Poutine et ses sbires ont organisé et reproduit, comme ils le pouvaient, et sans raison aucune, l’immense tragédie vécue par l’Europe en 1945. D’une part, cette guerre est la première au monde à avoir été inventée de toutes pièces par la télévision (en 1991, le philosophe Jean Baudrillard pensait seulement que la guerre du Golfe n’avait principalement eu lieu que sur les chaînes de télé ; la façon dont nous envisageons le rôle des médias a énormément progressé depuis). D’autre part, il semble que nous assistions aujourd’hui à la véritable désintégration de l’Union soviétique, car la Russie, héritière de cet empire, n’a aucune chance de sortir indemne de la crise.

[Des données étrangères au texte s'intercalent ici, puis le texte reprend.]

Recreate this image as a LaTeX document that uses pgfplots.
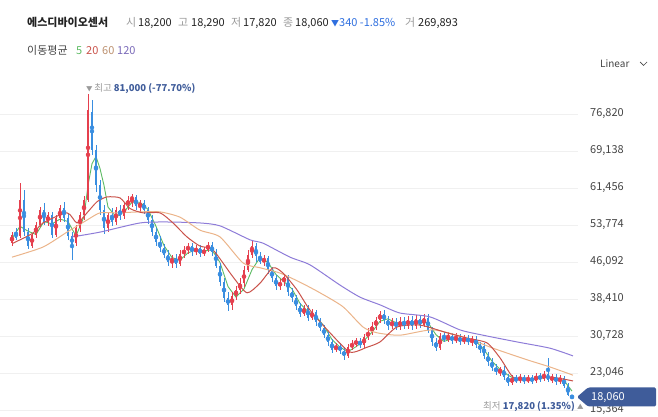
\documentclass[border=0pt]{standalone}
\usepackage{pgfplots}
\usepackage{pgfplotstable}
\pgfplotsset{compat=1.18}
\usepackage{fontspec}
\setmainfont{Noto Sans CJK KR}

\definecolor{upc}{HTML}{E5404E}
\definecolor{dnc}{HTML}{3A8EE0}
\definecolor{ma5}{HTML}{5DBB63}
\definecolor{ma20}{HTML}{C9524A}
\definecolor{ma60}{HTML}{EBB48A}
\definecolor{ma120}{HTML}{8E7CD8}
\definecolor{navy}{HTML}{3F5C9A}
\definecolor{txtg}{HTML}{9A9A9A}
\definecolor{txtd}{HTML}{222222}
\definecolor{tickc}{HTML}{444444}
\definecolor{grd}{HTML}{F0F0F0}
\definecolor{dnblue}{HTML}{2F6FDF}

\newcommand\fs{\fontsize{11}{13}\selectfont}

% up (red) candles: x o h l c
\pgfplotstableread{
x o h l c
12 50000 52300 49400 51700
20 51500 62500 51100 59000
32 49400 52100 49000 51700
36 51700 54400 51100 53800
40 53800 57500 53400 56900
48 54400 56500 53600 55900
56 51700 55900 51300 55200
60 55200 57900 54400 57300
76 50000 53800 49400 53200
80 53200 56500 52300 55900
84 55900 59800 54800 59000
88 59000 81000 58600 77700
108 53200 56500 52300 55900
116 54400 57500 53800 56900
124 55600 58600 55000 57900
128 57900 59800 56900 59000
132 59000 60200 57500 59600
140 57700 59000 56500 58300
172 46100 47500 44900 46900
180 45700 48600 45300 47800
184 47800 49400 46900 48600
188 48600 50000 47800 49400
196 48200 49600 47500 49000
204 47800 49200 47300 48600
208 48600 50200 48200 49600
232 37200 39900 36100 39000
236 39000 41100 38200 40300
240 40300 42800 39500 41700
244 41700 45300 40900 44400
248 44400 48600 44000 47500
252 47500 50700 46900 49400
264 46100 47500 45300 46900
280 41100 42600 40300 41900
284 41900 43600 41100 43000
304 35300 37200 34900 36500
312 34500 36300 34100 35700
336 27800 29300 27400 28700
348 26600 29100 26200 28400
352 28400 29900 27800 29100
356 29100 30300 28400 29700
364 28900 31100 28200 30500
368 30500 32400 29900 31600
372 31600 33600 30900 32800
376 32800 34700 32000 34100
380 34100 35900 33400 35300
392 32800 34500 32200 33600
400 32600 34700 32000 33800
408 32800 34900 32200 34100
416 32800 35100 32200 34300
424 33000 35300 32600 34500
440 28200 31400 27800 30700
448 29900 31600 29500 30700
456 29700 31400 29300 30500
464 29500 30900 29100 30300
472 29500 30700 28700 30100
500 23300 24300 22400 23700
512 21000 22600 20600 22000
520 21400 22800 21000 22200
528 21400 22600 21000 22000
536 21400 23100 21000 22400
544 21800 23500 21400 22800
552 21600 22800 21000 22200
560 21200 22600 20800 22000
}\upcandles

% down (blue) candles
\pgfplotstableread{
x o h l c
16 52300 53200 50700 51100
24 59000 61000 51500 52300
28 52300 53200 48800 49400
44 56900 58300 53800 54400
52 55900 56500 51100 51700
64 57300 58600 54400 55200
68 55200 56100 50700 51500
72 51500 52300 46500 49600
92 77200 79700 68300 69300
96 69300 70400 60600 62100
100 62100 63100 55900 56900
104 56900 57900 51900 53200
112 55900 57300 53600 54400
120 56900 57900 54800 55600
136 59600 60000 56900 57700
144 58300 59000 56100 56900
148 56900 57500 54000 54800
152 54800 55900 51500 52300
156 52300 53200 49400 50200
160 50200 51500 48200 49000
164 49000 49800 46900 47500
168 47500 48600 45300 46100
176 46900 47800 44900 45700
192 49400 50000 47300 48200
200 49000 49600 47100 47800
212 49600 50200 47300 48200
216 48200 48800 44900 45300
220 45300 45900 41100 41900
224 41900 42800 37800 38600
228 38600 39900 35900 37200
256 49400 50000 46100 47300
260 47300 48200 45700 46100
268 46900 47300 43600 44400
272 44400 45100 41900 42800
276 42800 43400 40300 41100
288 43000 43400 39000 39900
292 39900 40700 37800 38600
296 38600 39200 36100 37000
300 37000 37600 34700 35300
308 36500 37200 33800 34500
316 35700 36100 32800 33600
320 33600 34500 31800 32400
324 32400 33000 30300 30900
328 30900 31600 28700 29500
332 29500 30100 27200 27800
340 28700 29300 27000 27600
344 27600 28400 25800 26600
360 29700 30300 28200 28900
384 35300 36100 33200 34100
388 34100 34900 32000 32800
396 33600 34500 32000 32600
404 33800 34700 32200 32800
412 34100 34900 32000 32800
420 34300 34900 32400 33000
428 34500 35300 31400 32000
432 32000 32600 28700 29500
436 29500 30300 27600 28200
444 30700 31600 29500 29900
452 30700 31400 29100 29700
460 30500 31100 28900 29500
468 30300 30900 28900 29500
476 30100 30700 28200 28900
480 28900 29500 27200 27800
484 28700 29300 26000 26600
488 26600 27400 24500 25300
492 25300 26200 23500 24100
496 24100 24900 22600 23300
504 23700 24500 21600 22200
508 22200 22800 20400 21000
516 22000 22600 21000 21400
524 22200 22600 20800 21400
532 22000 22600 20800 21400
540 22400 23100 21200 21800
548 22800 26200 21200 21600
556 22200 22800 20600 21200
564 22000 22400 19900 20400
568 20400 21000 18300 18400
572 18200 18290 17820 18060
}\dncandles

\begin{document}
\begin{tikzpicture}[x=1pt,y=1pt]
\path[use as bounding box] (0,0) rectangle (658,417);
\begin{axis}[
  at={(0,0)}, anchor=south west,
  scale only axis, width=578pt, height=342pt,
  xmin=0, xmax=578, ymin=13917, ymax=84916,
  axis line style={draw=none},
  xtick=\empty,
  scaled y ticks=false,
  ytick={15364,23046,30728,38410,46092,53774,61456,69138,76820},
  yticklabels={{15,364},{23,046},{30,728},{38,410},{46,092},{53,774},{61,456},{69,138},{76,820}},
  yticklabel pos=right,
  yticklabel style={anchor=west, xshift=12pt, inner sep=0pt, font=\fs, text=tickc},
  major tick length=0pt,
  ymajorgrids, grid style={grd, line width=0.8pt},
]
% MA 5
\addplot[ma5, line width=0.9pt, mark=none] coordinates {
(12,51000)(20,53500)(28,52500)(36,51800)(44,54500)(52,54000)(60,55000)(68,54500)(76,51500)(84,55500)(88,62000)(92,66500)(96,68000)(100,65500)(104,62000)(108,57500)(116,55500)(124,56500)(132,58500)(140,58500)(148,57000)(156,53500)(164,49500)(172,47000)(180,46500)(188,48000)(196,48600)(204,48400)(212,48600)(220,46000)(228,41000)(236,38800)(244,40500)(252,44500)(260,47000)(268,46000)(276,43500)(284,42000)(292,40500)(300,37500)(308,35800)(316,34800)(324,32800)(332,30000)(340,28400)(348,27500)(356,28500)(364,29800)(372,31500)(380,33800)(388,34300)(396,33500)(404,33400)(412,33500)(420,33500)(428,33500)(436,31000)(444,29600)(452,30200)(460,30000)(468,29900)(476,29600)(484,27900)(492,25500)(500,23800)(508,22600)(516,21700)(524,21700)(532,21700)(540,21900)(548,22300)(556,21800)(564,21500)(572,19300)
};
% wicks
\addplot[upc, only marks, mark=none, error bars/.cd, y dir=both, y explicit, error mark=none,
  error bar style={line width=0.7pt, draw=upc}]
  table[x=x, y expr={(\thisrow{h}+\thisrow{l})/2}, y error expr={(\thisrow{h}-\thisrow{l})/2}] {\upcandles};
\addplot[dnc, only marks, mark=none, error bars/.cd, y dir=both, y explicit, error mark=none,
  error bar style={line width=0.7pt, draw=dnc}]
  table[x=x, y expr={(\thisrow{h}+\thisrow{l})/2}, y error expr={(\thisrow{h}-\thisrow{l})/2}] {\dncandles};
% bodies
\addplot[upc, only marks, mark=none, error bars/.cd, y dir=both, y explicit, error mark=none,
  error bar style={line width=2.2pt, draw=upc}]
  table[x=x, y expr={(\thisrow{o}+\thisrow{c})/2}, y error expr={(\thisrow{c}-\thisrow{o})/2}] {\upcandles};
\addplot[dnc, only marks, mark=none, error bars/.cd, y dir=both, y explicit, error mark=none,
  error bar style={line width=2.2pt, draw=dnc}]
  table[x=x, y expr={(\thisrow{o}+\thisrow{c})/2}, y error expr={(\thisrow{o}-\thisrow{c})/2}] {\dncandles};
% MA 120
\addplot[ma120, line width=1pt, mark=none, smooth, tension=0.4] coordinates {
(72,51300)(100,52300)(140,54200)(167,54400)(200,54200)(220,53600)(250,50700)(263,50000)(290,47100)(310,45500)(340,41300)(360,38800)(380,37200)(400,35500)(430,34700)(460,32000)(483,30900)(517,29500)(550,28200)(573,26600)
};
% MA 60
\addplot[ma60, line width=1pt, mark=none, smooth, tension=0.4] coordinates {
(12,47100)(43,49200)(67,52300)(87,54800)(100,56300)(117,56300)(140,56500)(160,56500)(180,55400)(200,52700)(220,51300)(243,45900)(260,44900)(280,43800)(300,41900)(320,39700)(343,36800)(363,32600)(377,31400)(400,30900)(433,32000)(467,30300)(493,28200)(527,25800)(550,24300)(573,22600)
};
% MA 20
\addplot[ma20, line width=1pt, mark=none, smooth, tension=0.4] coordinates {
(13,50000)(33,52100)(43,54200)(67,56300)(77,54200)(87,56300)(97,58600)(107,59600)(120,59400)(130,57200)(143,56300)(160,56300)(173,54200)(187,51300)(200,49400)(213,48600)(233,43000)(247,39700)(260,41700)(273,44900)(283,43800)(297,40300)(310,36100)(330,31400)(350,27400)(367,28400)(380,29500)(397,32600)(420,33000)(447,31400)(467,30300)(487,29300)(500,26200)(513,22200)(527,21600)(550,22200)(573,21400)
};
\end{axis}

% header row 1
\node[anchor=base west, inner sep=0pt, font=\fs\bfseries, text=txtd] at (27,390) {에스디바이오센서};
\node[anchor=base west, inner sep=0pt, font=\fs, text=txtg] at (126,390) {시};
\node[anchor=base west, inner sep=0pt, font=\fs, text=txtd] at (138,390) {18,200};
\node[anchor=base west, inner sep=0pt, font=\fs, text=txtg] at (178,390) {고};
\node[anchor=base west, inner sep=0pt, font=\fs, text=txtd] at (191,390) {18,290};
\node[anchor=base west, inner sep=0pt, font=\fs, text=txtg] at (231,390) {저};
\node[anchor=base west, inner sep=0pt, font=\fs, text=txtd] at (243,390) {17,820};
\node[anchor=base west, inner sep=0pt, font=\fs, text=txtg] at (283,390) {종};
\node[anchor=base west, inner sep=0pt, font=\fs, text=txtd] at (295,390) {18,060};
\node[anchor=base west, inner sep=0pt, font=\fs, text=dnblue] at (331,390) {{\fontsize{8}{10}\selectfont ▼}340 -1.85\%};
\node[anchor=base west, inner sep=0pt, font=\fs, text=txtg] at (405,390) {거};
\node[anchor=base west, inner sep=0pt, font=\fs, text=txtd] at (418,390) {269,893};
% header row 2
\node[anchor=base west, inner sep=0pt, font=\fs, text=tickc] at (27,362) {이동평균};
\node[anchor=base west, inner sep=0pt, font=\fs, text=ma5] at (76,362) {5};
\node[anchor=base west, inner sep=0pt, font=\fs, text=ma20] at (86,362) {20};
\node[anchor=base west, inner sep=0pt, font=\fs, text=ma60!80!black] at (102,362) {60};
\node[anchor=base west, inner sep=0pt, font=\fs, text=ma120!85!black] at (117,362) {120};
% scale selector
\node[anchor=base west, inner sep=0pt, font=\fontsize{10}{12}\selectfont, text=tickc] at (600,349) {Linear};
\draw[tickc, line width=0.7pt] (640,355) -- (643.5,351.5) -- (647,355);
% high / low marks
\node[anchor=base west, inner sep=0pt, font=\fontsize{9.5}{11}\selectfont] at (86,325.5)
  {\textcolor{txtg}{{\fontsize{6.5}{8}\selectfont ▼}\,최고} \textcolor{navy}{\bfseries 81,000 (-77.70\%)}};
\node[anchor=base west, inner sep=0pt, font=\fontsize{9.5}{11}\selectfont] at (483,7.5)
  {\textcolor{txtg}{최저} \textcolor{navy}{\bfseries 17,820 (1.35\%)} \textcolor{txtg}{\fontsize{6.5}{8}\selectfont ▲}};
% last price tag
\fill[navy, rounded corners=1.5pt] (577,20) -- (588,29.5) -- (656,29.5) -- (656,10.5) -- (588,10.5) -- cycle;
\node[anchor=base west, inner sep=0pt, font=\fs, text=white] at (591,16) {18,060};
\end{tikzpicture}
\end{document}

La Russie d’avant la guerre, imprégnée de mythes archaïques, n’est plus. On ne s’étonnera pas qu’une grande partie du pays se montre indifférente aux crimes commis par l’armée russe. Le problème, ce n’est pas que le journalisme a été étouffé dans ce pays, et que l’accès aux réseaux a été bloqué. Le problème, c’est que si les gens arrêtent de croire que la « propagande a globalement raison » (même si les Russes savent très bien qu’elle a pour habitude de mentir), alors la Russie, en tant que gardien victorieux des « valeurs traditionnelles », cessera d’exister. Seul un sauvage peut errer dans les ruines d’une kleptocratie militarisée, une mallette nucléaire à la main. Mais alors, qui sommes-nous ? Qu’est devenu notre pays ? Et comment avons-nous pu permettre tout cela ? Répondre à ces questions est effrayant. Les Russes s’accrocheront jusqu’au bout à leurs mythes. En attendant, ils organisent leur défilé militaire, comme ils prendraient une dose de morphine.